We need not waste much time in wondering. A cynic might well comment that, in the span of 20 brief years, we have gone from morning in America to the deepest, darkest night. It is difficult under the circumstances to enumerate in any order of injury what is most offensive about this latest act of presidential disdain for what was once upon a time in America called “a decent respect to the opinions of mankind.” Clearly, no one in the administration cares a whit about the “opinions” of Cambodians, Chileans, or Cypriots. What is astounding, however, is how little they seem to care for the families of the roughly 3,000 Americans (and non-Americans living here) who lost their lives in Washington, DC, and, mostly, New York City. In the event, there is also something profoundly disturbing (and infinitely saddening) about the fact that the families themselves have accepted this appointment with such apparent equanimity. And while one might well ask what else they can do under the circumstances, we think an obvious answer is, scream bloody murder.

But those days are gone in the land of the free and the home of the brave. We suffer the continual indignities hurled upon us, endlessly undermining once-hallowed notions of vigilant citizenry, meekly nowadays. No more urban rebellions or campuses shut down. We just sit there, staring at the television, into the face of mass murder in our time. So this is what the future looks like.

Fortunately, however, not everywhere. In fact, the screams of bloody murder are resounding throughout the globe. One of the first ironies (but undoubtedly far from the last) in this most recent attack on common decency by our current administration is that the person who has been delegated with leading the inquiry into the most heinous case of international terrorism (at least of the non-state variety) in our lifetime has judicial warrants for complicity in thousands upon thousands of acts of terror (of the state variety) waiting for him in several Western countries – which he has lately been avoiding like the plague.

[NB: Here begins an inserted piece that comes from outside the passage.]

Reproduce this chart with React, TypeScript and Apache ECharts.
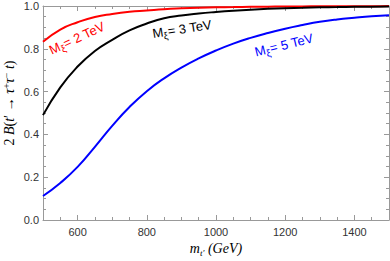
import React, { useEffect, useRef } from "react";
import * as echarts from "echarts";

const mValues = [500, 550, 600, 650, 700, 750, 800, 850, 900, 950, 1000, 1050, 1100, 1150, 1200, 1250, 1300, 1350, 1400, 1450, 1500];
const b2TeV = [0.833, 0.89, 0.924, 0.949, 0.963, 0.973, 0.979, 0.985, 0.989, 0.992, 0.994, 0.995, 0.996, 0.997, 0.998, 0.998, 0.999, 0.999, 0.999, 0.999, 1.0];
const b3TeV = [0.49, 0.62, 0.717, 0.79, 0.842, 0.886, 0.918, 0.943, 0.956, 0.965, 0.972, 0.978, 0.983, 0.987, 0.99, 0.992, 0.994, 0.995, 0.996, 0.997, 0.998];
const b5TeV = [0.112, 0.173, 0.248, 0.342, 0.44, 0.528, 0.602, 0.662, 0.712, 0.755, 0.792, 0.824, 0.851, 0.874, 0.894, 0.911, 0.926, 0.937, 0.945, 0.952, 0.957];
const xTickLabels = [600, 800, 1000, 1200, 1400];
const yTickLabels = [0, 0.2, 0.4, 0.6, 0.8, 1.0];

const FRAME = "#999999";
const SANS = "'Liberation Sans', Arial, sans-serif";
const SERIF = "'Liberation Serif', 'Times New Roman', serif";

function pairs(ys: number[]) {
  return mValues.map((x, i) => [x, ys[i]]);
}

function curveLabel(txt: string, color: string, x: number, y: number, deg: number) {
  return {
    type: "text",
    x,
    y,
    rotation: (deg * Math.PI) / 180,
    style: {
      text: `{m|M}{s|ξ}{m|${txt}}`,
      align: "center",
      verticalAlign: "middle",
      fill: color,
      rich: {
        m: { fontSize: 13, fontFamily: SANS, fill: color, lineHeight: 18, verticalAlign: "middle" },
        s: { fontSize: 10, fontFamily: SANS, fill: color, lineHeight: 18, verticalAlign: "bottom" },
      },
    },
  };
}

export default function App() {
  const ref = useRef<HTMLDivElement>(null);
  useEffect(() => {
    if (!ref.current) return;
    const chart = echarts.init(ref.current, undefined, { renderer: "svg" });
    const minorX = {
      type: "value",
      min: 500,
      max: 1500,
      interval: 50,
      axisLine: { show: true, lineStyle: { color: FRAME, width: 1 } },
      axisTick: { show: true, inside: true, length: 3, lineStyle: { color: FRAME } },
      axisLabel: { show: false },
      splitLine: { show: false },
    };
    const majorX = {
      type: "value",
      min: 500,
      max: 1500,
      axisLine: { show: false },
      axisTick: { show: true, inside: true, length: 5, customValues: xTickLabels, lineStyle: { color: FRAME } },
      splitLine: { show: false },
    };
    const yBase = {
      type: "value",
      min: 0,
      max: 1,
      interval: 0.2,
      axisLine: { show: true, lineStyle: { color: FRAME, width: 1 } },
      axisTick: { show: true, inside: true, length: 5, lineStyle: { color: FRAME } },
      minorTick: { show: true, splitNumber: 4, length: 3, lineStyle: { color: FRAME } },
      splitLine: { show: false },
      minorSplitLine: { show: false },
    };
    const lineSeries = (name: string, ys: number[], color: string) => ({
      name,
      type: "line",
      xAxisIndex: 0,
      yAxisIndex: 0,
      data: pairs(ys),
      smooth: true,
      symbol: "none",
      lineStyle: { color, width: 2 },
      z: 3,
    });
    chart.setOption({
      animation: false,
      grid: { left: 43, right: 1, top: 6, bottom: 41, outerBoundsMode: "none", containLabel: false },
      xAxis: [
        { ...minorX, position: "bottom" },
        {
          ...majorX,
          position: "bottom",
          axisLabel: {
            show: true,
            customValues: xTickLabels,
            margin: 6,
            fontSize: 11,
            fontFamily: SANS,
            color: "#333",
            formatter: (v: number) => String(Math.round(v)),
          },
        },
        { ...minorX, position: "top" },
        { ...majorX, position: "top", axisLabel: { show: false } },
      ],
      yAxis: [
        {
          ...yBase,
          position: "left",
          axisLabel: {
            show: true,
            margin: 4,
            fontSize: 11,
            fontFamily: SANS,
            color: "#333",
            formatter: (v: number) => (yTickLabels.some((t) => Math.abs(t - v) < 1e-9) ? v.toFixed(1) : ""),
          },
        },
        { ...yBase, position: "right", axisLabel: { show: false } },
      ],
      series: [
        lineSeries("2 TeV", b2TeV, "#ff0000"),
        lineSeries("3 TeV", b3TeV, "#000000"),
        lineSeries("5 TeV", b5TeV, "#0000ff"),
      ],
      graphic: [
        curveLabel("= 2 TeV", "#ff0000", 77, 38, 25),
        curveLabel("= 3 TeV", "#000000", 182, 29, 9),
        curveLabel("= 5 TeV", "#0000ff", 284, 45, 14),
        {
          type: "text",
          x: 9,
          y: 103,
          rotation: Math.PI / 2,
          style: {
            text: "{n|2 }{i|B}{n|(}{i|t}{n|′ → }{i|τ}{p|+}{i|τ}{p|−}{i| t}{n|)}",
            align: "center",
            verticalAlign: "middle",
            fill: "#000",
            rich: {
              n: { fontSize: 14, fontFamily: SERIF, lineHeight: 16, verticalAlign: "middle", fill: "#000" },
              i: { fontSize: 14, fontFamily: SERIF, fontStyle: "italic", lineHeight: 16, verticalAlign: "middle", fill: "#000" },
              p: { fontSize: 10, fontFamily: SERIF, lineHeight: 16, verticalAlign: "top", fill: "#000" },
            },
          },
        },
        {
          type: "text",
          x: 216,
          y: 248,
          style: {
            text: "{i|m}{s|t′}{i| (GeV)}",
            align: "center",
            verticalAlign: "middle",
            fill: "#000",
            rich: {
              i: { fontSize: 14, fontFamily: SERIF, fontStyle: "italic", lineHeight: 18, verticalAlign: "middle", fill: "#000" },
              s: { fontSize: 9, fontFamily: SERIF, fontStyle: "italic", lineHeight: 18, verticalAlign: "bottom", fill: "#000" },
            },
          },
        },
      ],
    });
    return () => chart.dispose();
  }, []);
  return (
    <div
      ref={ref}
      style={{ position: "absolute", left: 0, top: 0, width: 390, height: 261, background: "#fff" }}
    />
  );
}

Only recently, a lawsuit against him was dismissed in Belgium; even more recently, however, a new lawsuit against him was filed in Greece. The last time Mr. Kissinger visited France, he had to be whisked out of the country through the direct intervention of Mr. Bush to avoid being hauled into a French court. As for outstanding warrants in countries such as Chile and Argentina, the reader can imagine that they are ongoing and unquashable. So, Mr. Bush has now created the unedifying (in truth, grotesque) spectacle of the entire world following for the next many months America’s singular scrutiny of the worst terrorist crime on its shores being led by a man many people believe to be responsible for some of the worst acts of terror perpetrated by America in their countries.

One last point: This commission is legally mandated to examine mal-, mis-, and nonfeasance in government – and yet, it is now being led by the man who served as national security advisor and secretary of state to the only president of the United States who was forced to resign his office because of mal-, mis-, and nonfeasance committed by him against the people, government, and, of course, constitution of the United States, which, in the latter instance, he swore “to the best of my ability” to “preserve, protect and defend.” Any further comment would be superfluous – except for one, made by the slaveowner Thomas Jefferson about slavery in America: “I tremble for my country when I think that God is just.” Slavery was ultimately abolished in the United States – but God’s apparent justice has lately become a matter of great solace among our enemies.